I want to create the sql statement in one step. I can do the same thing in two step or even without SQL::Abstract but I have to learning how to create complicated queries with this module if it possible. The syntax of my statement is right and it's allowed by SQLite documentation. And thanks for your attention anyway. –  edem Apr 12 '13 at 15:45
    
I understand. However, the old anwser is a correct SQL statement, the reason it doesn't work is because when you execute it, the value gets caught between two single quotes. So the code I wrote does what you asked for, generates the correct statement. What you need to look for is how to pass this variable to the DBI-module and strip the quotations, values('(select max(id)+1 from table1)') must be changed to values((select max(id)+1 from table1). I looked at the DBI docs but didn't find the anwser. Sorry. –  Simonize Apr 12 '13 at 15:54
    
It's ok. Thanks! –  edem Apr 12 '13 at 17:40

While I use SQL::Abstract a lot in my code, I would not recommend it in your example. Mainly because it is sometimes more readable and maintainable if you write SQL-Code directly. And because you have to make sure that the order of the insert fields exactly match the order of the select fields.

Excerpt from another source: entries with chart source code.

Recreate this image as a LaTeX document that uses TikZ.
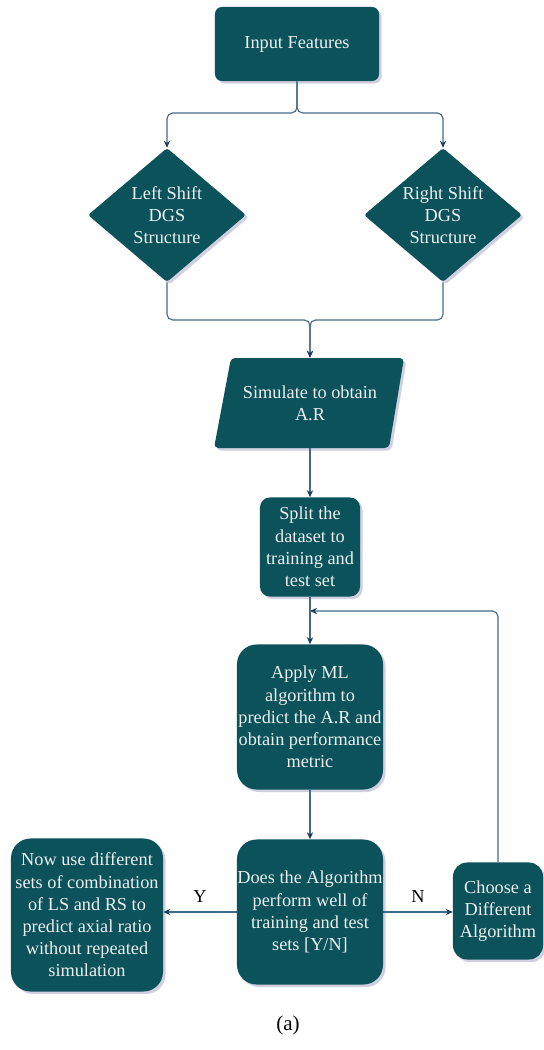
\documentclass[tikz,border=0pt]{standalone}
\usepackage{fontspec}
\setmainfont{Liberation Serif}
\usetikzlibrary{shapes.geometric,arrows.meta,shadows}
\definecolor{boxteal}{RGB}{11,82,91}
\definecolor{linkblue}{RGB}{66,106,136}
\definecolor{tipblue}{RGB}{28,62,92}
\definecolor{boxtext}{RGB}{236,240,240}
\definecolor{shade}{RGB}{176,176,204}
\tikzset{
	boxshadow/.style={drop shadow={shadow xshift=1.8pt, shadow yshift=-1.8pt, fill=shade, opacity=0.6}},
	boxtxt/.style={text=boxtext, align=center, inner sep=0pt, font=\fontsize{13}{15.8}\selectfont},
	box/.style={rectangle, rounded corners=#1, fill=boxteal, boxtxt, boxshadow},
	box/.default=5pt,
	decision/.style={diamond, aspect=1.18, rounded corners=2pt, fill=boxteal, boxtxt, boxshadow, minimum width=3.95cm, minimum height=3.35cm},
	conn/.style={draw=linkblue, line width=0.8pt, rounded corners=4pt},
	arr/.style={conn, -{Stealth[length=5pt, width=4.5pt, color=tipblue]}},
	lbl/.style={font=\fontsize{13}{15.8}\selectfont, text=black}
}
\begin{document}
\begin{tikzpicture}[x=0.025cm, y=-0.025cm]
	\useasboundingbox (0,0) rectangle (544,1050);
	% top of the chart
	\node[box=5pt, minimum width=4.1cm, minimum height=1.85cm] (inp) at (297,44) {Input Features};
	\node[decision] (ls) at (167,215) {Left Shift\\DGS\\Structure};
	\node[decision] (rs) at (443,215) {Right Shift\\DGS\\Structure};
	\coordinate (fork) at (297,113);
	\draw[arr] (inp.south) -- (fork) -| (ls.north);
	\draw[arr] (inp.south) -- (fork) -| (rs.north);
	% simulation step
	\path[fill=boxteal, rounded corners=3pt, boxshadow] (231,358) -- (404,358) -- (389,448) -- (214,448) -- cycle;
	\node[boxtxt, minimum width=4.3cm, minimum height=2.25cm] (sim) at (310,403) {Simulate to obtain\\A.R};
	\coordinate (merge) at (310,320);
	\draw[arr] (ls.south) |- (merge) -- (sim.north);
	\draw[arr] (rs.south) |- (merge) -- (sim.north);
	\node[box=7pt, minimum width=2.5cm, minimum height=2.475cm] (spl) at (310,547) {Split the\\dataset to\\training and\\test set};
	\draw[arr] (sim.south) -- (spl.north);
	% training loop
	\node[box=14pt, minimum width=3.65cm, minimum height=3.625cm] (app) at (310,717) {Apply ML\\algorithm to\\predict the A.R and\\obtain performance\\metric};
	\node[box=14pt, minimum width=3.65cm, minimum height=3.625cm] (doe) at (310,912) {Does the Algorithm\\perform well of\\training and test\\sets [Y/N]};
	\node[box=14pt, minimum width=3.8cm, minimum height=3.825cm] (now) at (87,915) {Now use different\\sets of combination\\of LS and RS to\\predict axial ratio\\without repeated\\simulation};
	\node[box=10pt, minimum width=2.25cm, minimum height=2.425cm] (cho) at (498,911) {Choose a\\Different\\Algorithm};
	\coordinate (loopin) at (310,611);
	\draw[arr] (spl.south) -- (app.north);
	\draw[arr] (app.south) -- (doe.north);
	\draw[arr] (doe.west) -- node[lbl, above=3pt]{Y} (doe.west -| now.east);
	\draw[arr] (doe.east) -- node[lbl, above=3pt]{N} (doe.east -| cho.west);
	\draw[arr] (cho.north) |- (loopin);
	\node[font=\fontsize{15}{18}\selectfont] (cap) at (288,1025) {(a)};
\end{tikzpicture}
\end{document}
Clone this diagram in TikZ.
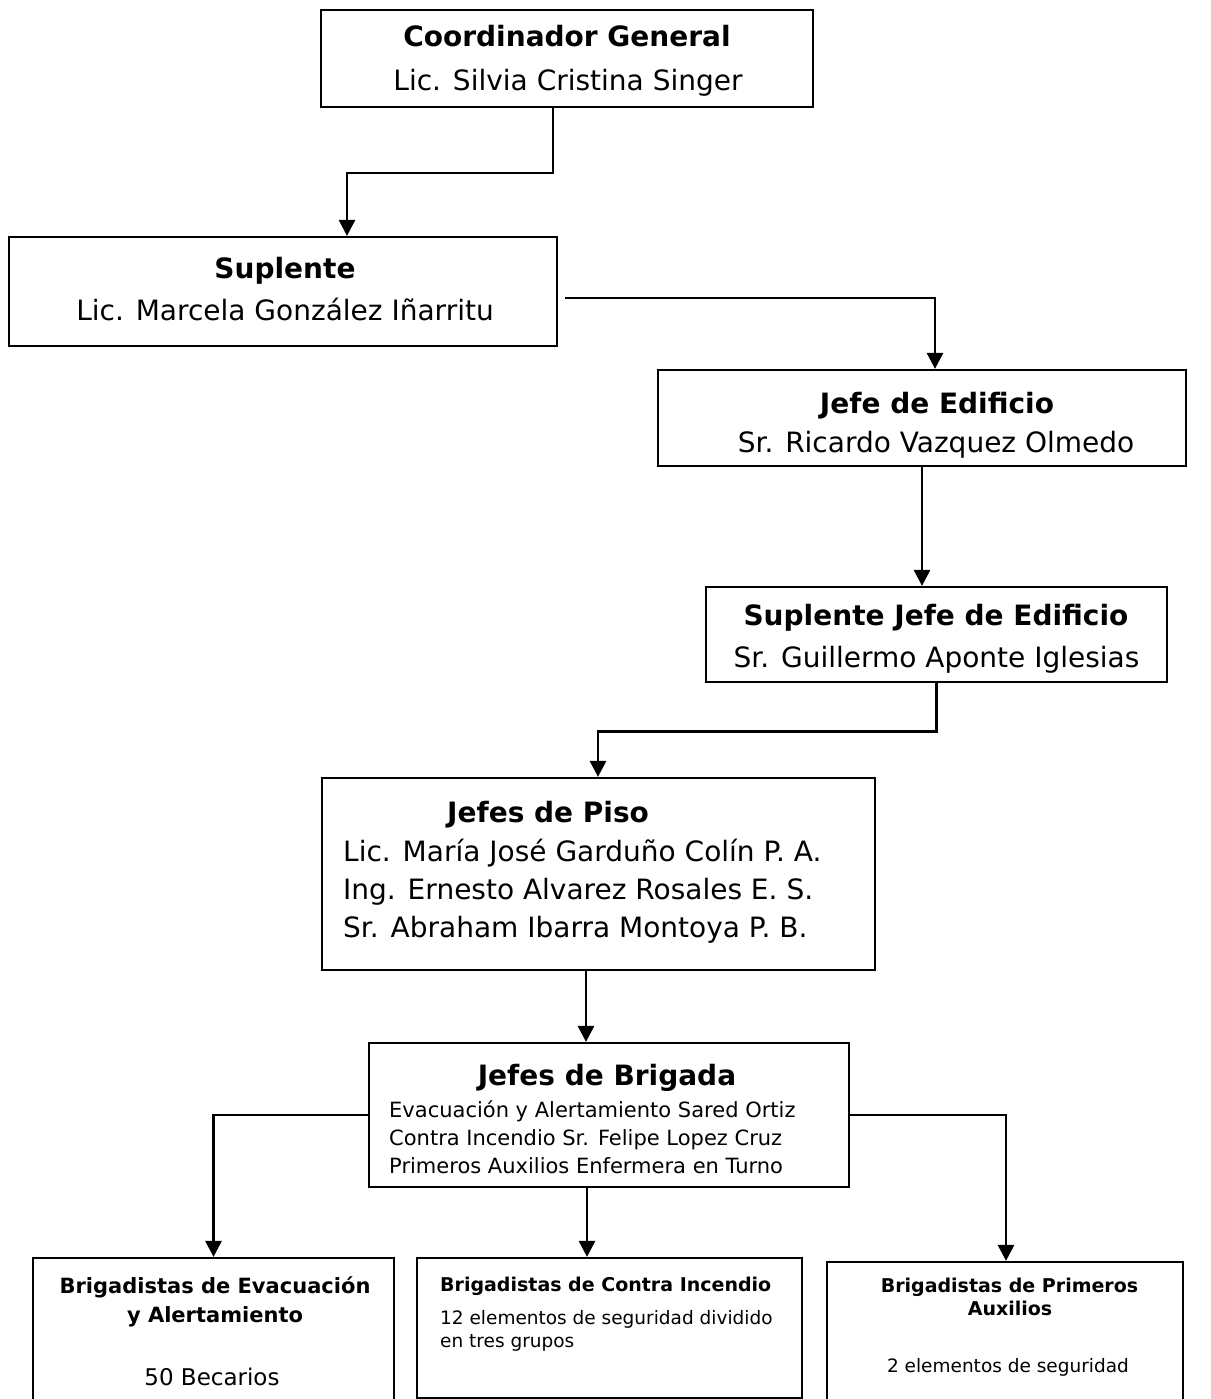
\documentclass[tikz,border=0pt]{standalone}
\usepackage{fontspec}
\setmainfont{DejaVu Sans}
\usetikzlibrary{arrows.meta}
\newcommand\myTtl{\fontsize{28}{34}\selectfont\bfseries}
\newcommand\mySub{\fontsize{28}{34}\selectfont}
\newcommand\myBrl{\fontsize{21}{28}\selectfont}
\newcommand\mySml{\fontsize{18.5}{26}\selectfont}
\newcommand\mySmlB{\fontsize{19}{24}\selectfont\bfseries}
\newcommand\myMidB{\fontsize{21}{29}\selectfont\bfseries}
\newcommand\myMid{\fontsize{23}{29}\selectfont}
\begin{document}
\begin{tikzpicture}[x=1pt,y=-1pt,
  box/.style={draw, line width=2.2pt, rectangle, inner sep=0pt},
  arr/.style={line width=2.8pt, -{Triangle[width=16pt,length=16pt]}},
  lbl/.style={inner sep=0pt, anchor=base},
  lbll/.style={inner sep=0pt, anchor=base west}]
\useasboundingbox (0,0) rectangle (1210,1399);
\clip (0,0) rectangle (1210,1399);

% boxes
\node[box, minimum width=492pt, minimum height=97pt] (coord) at (567,58.5) {};
\node[box, minimum width=548pt, minimum height=109pt] (supl) at (283,291.5) {};
\node[box, minimum width=528pt, minimum height=96pt] (jefe) at (922,418) {};
\node[box, minimum width=461pt, minimum height=95pt] (sjefe) at (936.5,634.5) {};
\node[box, minimum width=553pt, minimum height=192pt] (piso) at (598.5,874) {};
\node[box, minimum width=480pt, minimum height=144pt] (brig) at (609,1115) {};
\node[box, minimum width=361pt, minimum height=172pt] (beva) at (213.5,1344) {};
\node[box, minimum width=385pt, minimum height=140pt] (bcon) at (609.5,1328) {};
\node[box, minimum width=356pt, minimum height=168pt] (bpri) at (1005,1346) {};

% texts
\node[lbl] (coordT) at (567,47) {\myTtl Coordinador General};
\node[lbl] (coordS) at (568,91) {\mySub Lic. Silvia Cristina Singer};
\node[lbl] (suplT) at (285,278) {\myTtl Suplente};
\node[lbl] (suplS) at (285,320) {\mySub Lic. Marcela González Iñarritu};
\node[lbl] (jefeT) at (937,413) {\myTtl Jefe de Edificio};
\node[lbl] (jefeS) at (936,452) {\mySub Sr. Ricardo Vazquez Olmedo};
\node[lbl] (sjefeT) at (936,625) {\myTtl Suplente Jefe de Edificio};
\node[lbl] (sjefeS) at (936.5,667) {\mySub Sr. Guillermo Aponte Iglesias};
\node[lbll] (pisoT) at (447,822) {\myTtl Jefes de Piso};
\node[lbll] (piso1) at (343,861) {\mySub Lic. María José Garduño Colín P. A.};
\node[lbll] (piso2) at (343,899) {\mySub Ing. Ernesto Alvarez Rosales E. S.};
\node[lbll] (piso3) at (343,937) {\mySub Sr. Abraham Ibarra Montoya P. B.};
\node[lbl] (brigT) at (607,1085) {\myTtl Jefes de Brigada};
\node[lbll] (brig1) at (389,1117) {\myBrl Evacuación y Alertamiento Sared Ortiz};
\node[lbll] (brig2) at (389,1145) {\myBrl Contra Incendio Sr. Felipe Lopez Cruz};
\node[lbll] (brig3) at (389,1173) {\myBrl Primeros Auxilios Enfermera en Turno};
\node[lbl] (beva1) at (215,1293) {\myMidB Brigadistas de Evacuación};
\node[lbl] (beva2) at (215,1322) {\myMidB y Alertamiento};
\node[lbl] (beva3) at (212,1385) {\myMid 50 Becarios};
\node[lbll] (bcon1) at (440,1291) {\mySmlB Brigadistas de Contra Incendio};
\node[lbll] (bcon2) at (440,1324) {\mySml 12 elementos de seguridad dividido};
\node[lbll] (bcon3) at (440,1347) {\mySml en tres grupos};
\node[lbl] (bpri1) at (1009.5,1292) {\mySmlB Brigadistas de Primeros};
\node[lbl] (bpri2) at (1010,1315) {\mySmlB Auxilios};
\node[lbl] (bpri3) at (1008,1372) {\mySml 2 elementos de seguridad};

% connectors
\draw[arr] ([xshift=-14pt]coord.south) -- ++(0,65) -| ([xshift=64pt]supl.north);
\draw[arr] ([xshift=7pt,yshift=-6.5pt]supl.east) -| ([xshift=13pt]jefe.north);
\draw[arr] (jefe.south) -- (jefe.south |- sjefe.north);
\draw[arr] (sjefe.south) -- ++(0,48) -| ([xshift=-0.5pt]piso.north);
\draw[arr] ([xshift=-12.5pt]piso.south) -- ([xshift=-12.5pt]piso.south |- brig.north);
\draw[arr] (brig.west) -| (beva.north);
\draw[arr] ([xshift=-22pt]brig.south) -- ([xshift=-22pt]brig.south |- bcon.north);
\draw[arr] (brig.east) -| ([xshift=1pt]bpri.north);
\end{tikzpicture}
\end{document}
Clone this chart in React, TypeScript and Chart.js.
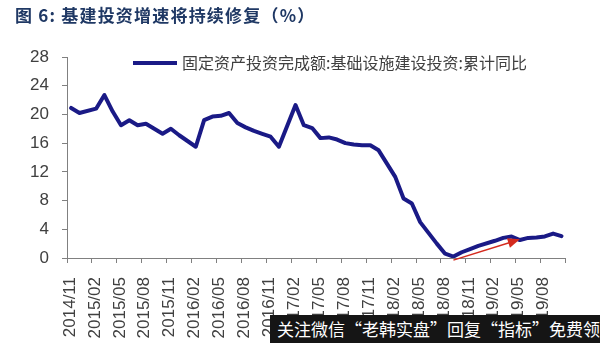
import { useEffect, useRef } from 'react';
import { Chart, registerables } from 'chart.js';

Chart.register(...registerables);

const titleText = '图 6: 基建投资增速将持续修复（%）';
const seriesName = '固定资产投资完成额:基础设施建设投资:累计同比';
const watermarkText = '关注微信“老韩实盘”回复“指标”免费领';

const months: string[] = [
  '2014/11', '2014/12',
  '2015/01', '2015/02', '2015/03', '2015/04', '2015/05', '2015/06', '2015/07', '2015/08', '2015/09', '2015/10', '2015/11', '2015/12',
  '2016/01', '2016/02', '2016/03', '2016/04', '2016/05', '2016/06', '2016/07', '2016/08', '2016/09', '2016/10', '2016/11', '2016/12',
  '2017/01', '2017/02', '2017/03', '2017/04', '2017/05', '2017/06', '2017/07', '2017/08', '2017/09', '2017/10', '2017/11', '2017/12',
  '2018/01', '2018/02', '2018/03', '2018/04', '2018/05', '2018/06', '2018/07', '2018/08', '2018/09', '2018/10', '2018/11', '2018/12',
  '2019/01', '2019/02', '2019/03', '2019/04', '2019/05', '2019/06', '2019/07', '2019/08', '2019/09', '2019/10',
];

const values: (number | null)[] = [
  20.9, 20.2,
  null, 20.8, 22.7, 20.4, 18.5, 19.2, 18.5, 18.7, 18.0, 17.3, 18.0, 17.1,
  null, 15.5, 19.2, 19.7, 19.8, 20.2, 18.8, 18.2, 17.7, 17.3, 16.9, 15.5,
  null, 21.3, 18.5, 18.1, 16.7, 16.8, 16.5, 16.0, 15.8, 15.7, 15.7, 15.0,
  null, 11.3, 8.3, 7.6, 5.0, 3.5, 2.0, 0.6, 0.2, 0.8, 1.25, 1.7,
  null, 2.4, 2.8, 3.0, 2.5, 2.8, 2.85, 3.0, 3.4, 3.05,
];

const tickLabels: string[] = [
  '2014/11', '2015/02', '2015/05', '2015/08', '2015/11', '2016/02', '2016/05', '2016/08',
  '2016/11', '2017/02', '2017/05', '2017/08', '2017/11', '2018/02', '2018/05', '2018/08',
  '2018/11', '2019/02', '2019/05', '2019/08',
];

const arrowFrom = { month: '2018/09', value: -0.3 };
const arrowTo = { month: '2019/05', value: 2.6 };

const navy = '#1a1a86';

const overlayPlugin = {
  id: 'overlay',
  afterDraw(chart: any) {
    const { ctx, scales } = chart;
    const xs = scales.x;
    const ys = scales.y;
    // arrow
    const x1 = xs.getPixelForValue(months.indexOf(arrowFrom.month) + 0.5);
    const y1 = ys.getPixelForValue(arrowFrom.value);
    const x2 = xs.getPixelForValue(months.indexOf(arrowTo.month) + 0.5);
    const y2 = ys.getPixelForValue(arrowTo.value);
    const ang = Math.atan2(y2 - y1, x2 - x1);
    const headLen = 12;
    const headW = 5;
    ctx.save();
    ctx.strokeStyle = '#d42a1e';
    ctx.fillStyle = '#d42a1e';
    ctx.lineWidth = 1.5;
    ctx.beginPath();
    ctx.moveTo(x1, y1);
    ctx.lineTo(x2 - Math.cos(ang) * headLen * 0.8, y2 - Math.sin(ang) * headLen * 0.8);
    ctx.stroke();
    ctx.beginPath();
    ctx.moveTo(x2, y2);
    ctx.lineTo(x2 - Math.cos(ang) * headLen + Math.sin(ang) * headW, y2 - Math.sin(ang) * headLen - Math.cos(ang) * headW);
    ctx.lineTo(x2 - Math.cos(ang) * headLen - Math.sin(ang) * headW, y2 - Math.sin(ang) * headLen + Math.cos(ang) * headW);
    ctx.closePath();
    ctx.fill();

    // title
    ctx.fillStyle = '#1f3864';
    ctx.font = 'bold 17px "Noto Sans CJK SC"';
    ctx.textBaseline = 'middle';
    ctx.textAlign = 'left';
    (ctx as any).letterSpacing = '1.2px';
    ctx.fillText(titleText, 15, 16);
    (ctx as any).letterSpacing = '0px';

    // legend
    ctx.strokeStyle = navy;
    ctx.lineWidth = 4;
    ctx.beginPath();
    ctx.moveTo(133, 63);
    ctx.lineTo(177, 63);
    ctx.stroke();
    ctx.fillStyle = '#404040';
    ctx.font = '16px "Noto Sans CJK SC"';
    ctx.fillText(seriesName, 182, 63);
    ctx.restore();
  },
};

export default function App() {
  const ref = useRef<HTMLCanvasElement>(null);

  useEffect(() => {
    if (!ref.current) return;
    Chart.defaults.font.family = '"Liberation Sans", Arial, sans-serif';
    const chart = new Chart(ref.current, {
      type: 'line',
      data: {
        datasets: [
          {
            label: seriesName,
            data: values.map((v, i) => ({ x: i + 0.5, y: v })) as any,
            borderColor: navy,
            backgroundColor: navy,
            borderWidth: 4,
            pointRadius: 0,
            tension: 0,
            spanGaps: true,
            fill: false,
            borderJoinStyle: 'round',
            borderCapStyle: 'round',
          },
        ],
      },
      options: {
        animation: false,
        responsive: false,
        events: [],
        layout: { padding: { top: 57, right: 15, left: 0, bottom: 0 } },
        plugins: {
          legend: { display: false },
          title: { display: false },
          tooltip: { enabled: false },
        },
        scales: {
          x: {
            type: 'linear',
            min: 0,
            max: 60,
            afterFit: (s: any) => {
              s.height = 85;
            },
            ticks: {
              stepSize: 3,
              autoSkip: false,
              maxRotation: 90,
              minRotation: 90,
              padding: 14,
              labelOffset: 3,
              color: '#404040',
              font: { size: 17 },
              callback: (v: any) => {
                const k = Math.round(Number(v) / 3);
                return k < tickLabels.length ? tickLabels[k] : '';
              },
            },
            grid: { drawOnChartArea: false, drawTicks: true, tickLength: 5, color: '#808080' },
            border: { display: true, color: '#808080', width: 1 },
          },
          y: {
            type: 'linear',
            min: 0,
            max: 28,
            afterFit: (s: any) => {
              s.width = 67;
            },
            ticks: {
              stepSize: 4,
              padding: 13,
              color: '#404040',
              font: { size: 17 },
            },
            grid: { drawOnChartArea: false, drawTicks: true, tickLength: 5, color: '#808080' },
            border: { display: true, color: '#808080', width: 1 },
          },
        },
      },
      plugins: [overlayPlugin],
    } as any);
    return () => chart.destroy();
  }, []);

  return (
    <div style={{ position: 'absolute', left: 0, top: 0, width: 600, height: 343, background: '#fff', overflow: 'hidden' }}>
      <canvas ref={ref} width={600} height={343} style={{ display: 'block' }} />
      <div
        style={{
          position: 'absolute',
          left: 270,
          top: 315,
          width: 330,
          height: 28,
          background: '#151515',
          color: '#fff',
          fontFamily: '"Noto Sans CJK SC", sans-serif',
          fontSize: 17,
          lineHeight: '28px',
          whiteSpace: 'nowrap',
          overflow: 'hidden',
          paddingLeft: 7,
          boxSizing: 'border-box',
        }}
      >
        {watermarkText}
      </div>
    </div>
  );
}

You could however use the $sql->where() method to extract the where-part from your select query, if you have to:

    my $stmt1 = <<'END_SQL';
    INSERT INTO table1(id, text) 
    SELECT (MAX(id)+1) id, 'Something' text
    FROM table1
    END_SQL

    my ($stmt2,@binds) = $sql->where( key1=>$value1, key2=>$value2 );

And then simply concatenate the two SQL-statements.